In the fourth quarter, residential transactions in Abu Dhabi rose by 19 percent, while office occupancy rates in both Dubai and the capital city hit 94 percent, pushing rents up by 15-20 percent annually due to supply constraints. 

“Amid these highly positive market dynamics, the UAE government has moved to ensure the long-term sustainability of the real estate market, by implementing several new regulations in recent weeks,” said Green.  

He said that these changes were aimed at improving transparency through the Dubai Smart Rental Index, expanding the addressable market via recent changes to Dubai’s designated Freehold areas, and cooling the off-plan market through the UAE Central Bank’s amendment to lending regulations on transactional set-up fees. 

The UAE’s economic growth further fueled the commercial market, with Abu Dhabi’s real gross domestic product expanding by 4.5 percent in the third quarter of 2024, driven by a 6.6 percent increase in non-oil sectors.

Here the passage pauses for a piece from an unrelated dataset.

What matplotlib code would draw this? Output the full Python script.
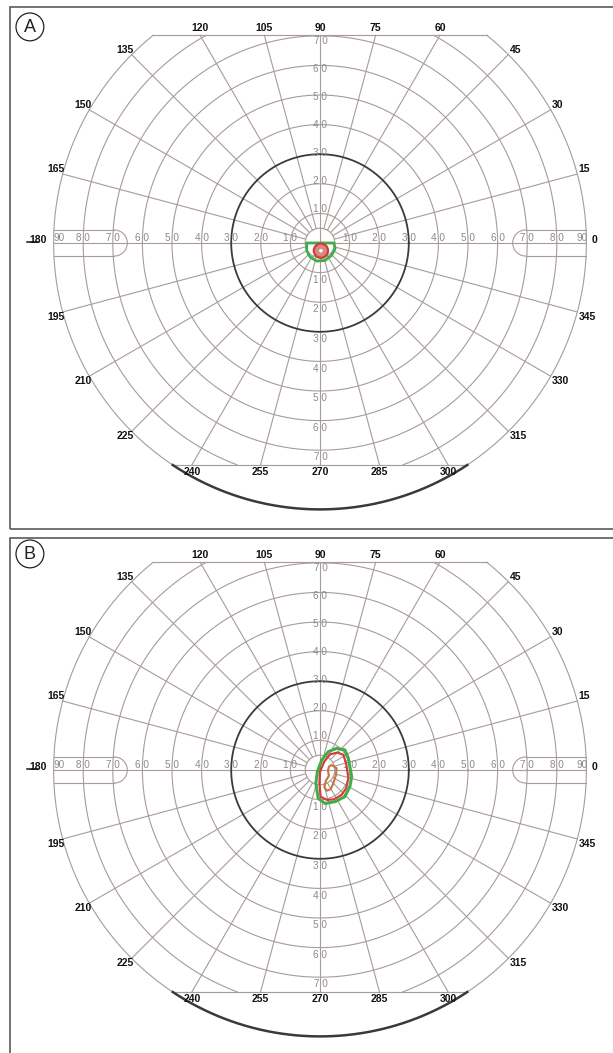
import numpy as np
import matplotlib
matplotlib.use("Agg")
import matplotlib.pyplot as plt
from matplotlib.patches import Circle, Rectangle

plt.rcParams['font.family'] = ['Liberation Sans', 'DejaVu Sans']

# ---------------- data ----------------
ring_ecc = [10, 20, 30, 40, 50, 60, 70, 80, 90]
inner_ring = 5
heavy_ring = 30
meridians = list(range(0, 360, 15))
horiz_scale_vals = [10, 20, 30, 40, 50, 60, 70, 80]
horiz_scale_text = ['1 0', '2 0', '3 0', '4 0', '5 0', '6 0', '7 0', '8 0']
vert_scale_vals = [10, 20, 30, 40, 50, 60, 70]
vert_scale_text = ['1 0', '2 0', '3 0', '4 0', '5 0', '6 0', '7 0']
outer_label = '90'

# Panel A isopters (degrees, x = temporal/nasal, y = superior/inferior)
a_green_x = [-4.5, 4.7, 5.1, 3.9, 1.7, -1.1, -3.4, -4.5]
a_green_y = [0.0, 0.0, -1.9, -4.2, -5.9, -6.1, -4.7, -2.5]
a_red_center = (0.3, -2.6)
a_red_radius = 2.4

# Panel B isopters
b_green_x = [5.6, 8.4, 9.6, 10.7, 10.1, 8.4, 5.1, 1.7, -0.6, -1.4, -0.9, 0.6, 2.8]
b_green_y = [7.3, 6.8, 3.9, -2.3, -5.6, -9.0, -10.7, -11.3, -9.6, -4.5, -0.6, 3.4, 6.2]
b_red_x = [5.9, 7.9, 8.8, 9.6, 8.8, 7.3, 4.7, 2.3, 0.2, -0.2, 0.0, 1.4, 3.4]
b_red_y = [5.9, 5.1, 2.3, -2.8, -6.2, -8.4, -9.9, -10.1, -9.0, -4.5, -0.6, 2.8, 5.3]
b_brown_x = [3.9, 5.6, 5.4, 4.5, 3.6, 2.3, 1.5, 2.0, 3.0, 2.7, 3.0]
b_brown_y = [1.7, 0.6, -1.7, -4.5, -6.5, -7.0, -5.9, -3.6, -2.0, -0.2, 1.1]

# ---------------- layout ----------------
W, H = 613, 1053
S = 2.96            # pixels per degree
CX = 320            # chart centre x (px)
TOP_LIM = 70.2
BOT_LIM = -75.0
OUTER = 90.0

GRID = '#a89b99'
DARK = '#3a3a3a'
LBL_GREY = '#8a8a8a'

fig = plt.figure(figsize=(W / 100, H / 100), dpi=100)


def add_panel(py0, py1, cy):
    ax = fig.add_axes([0, 1 - py1 / H, 1, (py1 - py0) / H])
    ax.set_xlim(-CX / S, (W - CX) / S)
    ax.set_ylim(-(py1 - cy) / S, (cy - py0) / S)
    ax.axis('off')
    return ax


def draw_chart(ax, letter):
    th = np.linspace(0, 2 * np.pi, 1441)
    # rings
    for r in [inner_ring] + ring_ecc:
        x = r * np.cos(th)
        y = r * np.sin(th)
        m = (y > TOP_LIM) | (y < BOT_LIM)
        x = np.where(m, np.nan, x)
        y = np.where(m, np.nan, y)
        if r == heavy_ring:
            ax.plot(x, y, color=DARK, lw=1.3, zorder=2)
        else:
            ax.plot(x, y, color=GRID, lw=0.8, zorder=1)
    # thick lower arc of the outer circle
    a0 = np.pi + np.arcsin(-BOT_LIM / OUTER)
    a1 = 2 * np.pi - np.arcsin(-BOT_LIM / OUTER)
    ta = np.linspace(a0, a1, 300)
    ax.plot(OUTER * np.cos(ta), OUTER * np.sin(ta), color=DARK, lw=1.8, zorder=2)
    # chords
    xt = np.sqrt(OUTER ** 2 - TOP_LIM ** 2)
    xb = np.sqrt(OUTER ** 2 - BOT_LIM ** 2)
    ax.plot([-xt, xt], [TOP_LIM, TOP_LIM], color=GRID, lw=0.85, zorder=1)
    ax.plot([-xb, xb], [BOT_LIM, BOT_LIM], color=GRID, lw=0.85, zorder=1)
    # meridians + labels
    for m in meridians:
        t = np.deg2rad(m)
        c, s = np.cos(t), np.sin(t)
        rend = OUTER
        on_chord = False
        if s > 1e-6 and TOP_LIM / s < OUTER:
            rend = TOP_LIM / s
            on_chord = True
        if s < -1e-6 and BOT_LIM / s < OUTER:
            rend = BOT_LIM / s
            on_chord = True
        r0 = 0 if m % 90 == 0 else inner_ring
        ax.plot([r0 * c, rend * c], [r0 * s, rend * s], color=GRID, lw=0.8, zorder=1)
        xe, ye = rend * c, rend * s
        kw = dict(fontsize=7.5, fontweight='bold', color='#111111', zorder=5)
        if on_chord:
            if s > 0:
                ax.text(xe, ye + 0.7, str(m), ha='center', va='bottom', **kw)
            else:
                ax.text(xe, ye - 0.6, str(m), ha='center', va='top', **kw)
        else:
            if m == 0:
                ax.text(xe + 1.8, 1.0, '0', ha='left', va='center', **kw)
            elif m == 180:
                ax.text(xe - 2.4, 1.0, '180', ha='right', va='center', **kw)
                ax.plot([-99.0, -95.3], [0.2, 0.2], color='#111111', lw=1.1, zorder=5)
            else:
                ha = 'left' if c > 0 else 'right'
                va = 'bottom' if s > 0 else 'top'
                dx = 0.4 if c > 0 else 0.8
                ax.text(xe + dx, ye, str(m), ha=ha, va=va, **kw)
    # blind-spot windows on the horizontal meridian
    half = 4.4
    xin = 69.5
    for sgn in (1, -1):
        xo = np.sqrt(OUTER ** 2 - half ** 2)
        ax.plot([sgn * xin, sgn * xo], [half, half], color=GRID, lw=0.8, zorder=1)
        ax.plot([sgn * xin, sgn * xo], [-half, -half], color=GRID, lw=0.8, zorder=1)
        tt = np.linspace(np.pi / 2, 3 * np.pi / 2, 100)
        ax.plot(sgn * (xin + half * np.cos(tt)), half * np.sin(tt), color=GRID, lw=0.8, zorder=1)
    # scale labels
    lk = dict(fontsize=7.2, color=LBL_GREY, zorder=4)
    for v, tx in zip(horiz_scale_vals, horiz_scale_text):
        ax.text(v, 1.7, tx, ha='center', va='center', **lk)
        ax.text(-v, 1.7, tx, ha='center', va='center', **lk)
    ax.text(88.4, 1.7, outer_label, ha='center', va='center', **lk)
    ax.text(-88.3, 1.7, outer_label, ha='center', va='center', **lk)
    for v, tx in zip(vert_scale_vals, vert_scale_text):
        ax.text(0.15, v + 1.5 - 0.055 * (v - 10), tx, ha='center', va='center', **lk)
        ax.text(0.15, -v - 2.4, tx, ha='center', va='center', **lk)
    # circled letter
    ax.add_patch(Circle((-98.0, 73.0), 4.7, fill=False, ec='#222222', lw=0.9, zorder=5))
    ax.text(-98.0, 72.8, letter, ha='center', va='center', fontsize=13,
            color='#222222', zorder=6)


# panel frames
for (y0, y1) in [(7, 529), (538, 1070)]:
    fig.add_artist(Rectangle((10 / W, 1 - y1 / H), 700 / W, (y1 - y0) / H,
                             transform=fig.transFigure, fill=False,
                             ec='#5a5a5a', lw=1.2))

axA = add_panel(0, 529, 243)
draw_chart(axA, 'A')
axA.fill(a_green_x, a_green_y, fill=False, ec='#3fae49', lw=2.0, joinstyle='round', zorder=6)
axA.add_patch(Circle(a_red_center, a_red_radius, fc='#d98a86', ec='#c8403a', lw=1.6, zorder=7))
axA.add_patch(Circle(a_red_center, 0.6, fc='white', ec='none', zorder=8))

axB = add_panel(529, 1053, 770)
draw_chart(axB, 'B')
axB.fill(b_green_x, b_green_y, fill=False, ec='#3fae49', lw=2.2, joinstyle='round', zorder=6)
axB.fill(b_red_x, b_red_y, fill=False, ec='#d63c3c', lw=1.6, joinstyle='round', zorder=7)
axB.fill(b_brown_x, b_brown_y, fill=False, ec='#c0763e', lw=1.5, joinstyle='round', zorder=8)

fig.savefig('out.png', dpi=100)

The rise in new business licenses and corporate expansions drove strong tenant demand, particularly for premium office spaces, the report added. 

Residential sector  

Dubai’s residential sector saw an 18 percent rise in apartment prices and a 20 percent increase in villa prices, pushing average values to 1,647 dirhams and 2,024 dirhams per sq. foot, respectively. Transaction volumes soared, with total residential sales in 2024 reaching 434 billion dirhams, up 33 percent from 2023, the report noted. 

Abu Dhabi’s residential market followed suit, with apartment prices rising 11 percent and villa prices climbing 12 percent. The capital’s sales activity was led by a 59 percent surge in ready property transactions, while off-plan sales grew 5 percent but still accounted for 66 percent of total volume. 

Rental contract registrations in Dubai rose 7 percent year on year, with renewal contracts up 9 percent and new registrations increasing 5 percent. Despite rising costs, CBRE noted that tenants continued to prefer lease renewals to avoid steep rent hikes.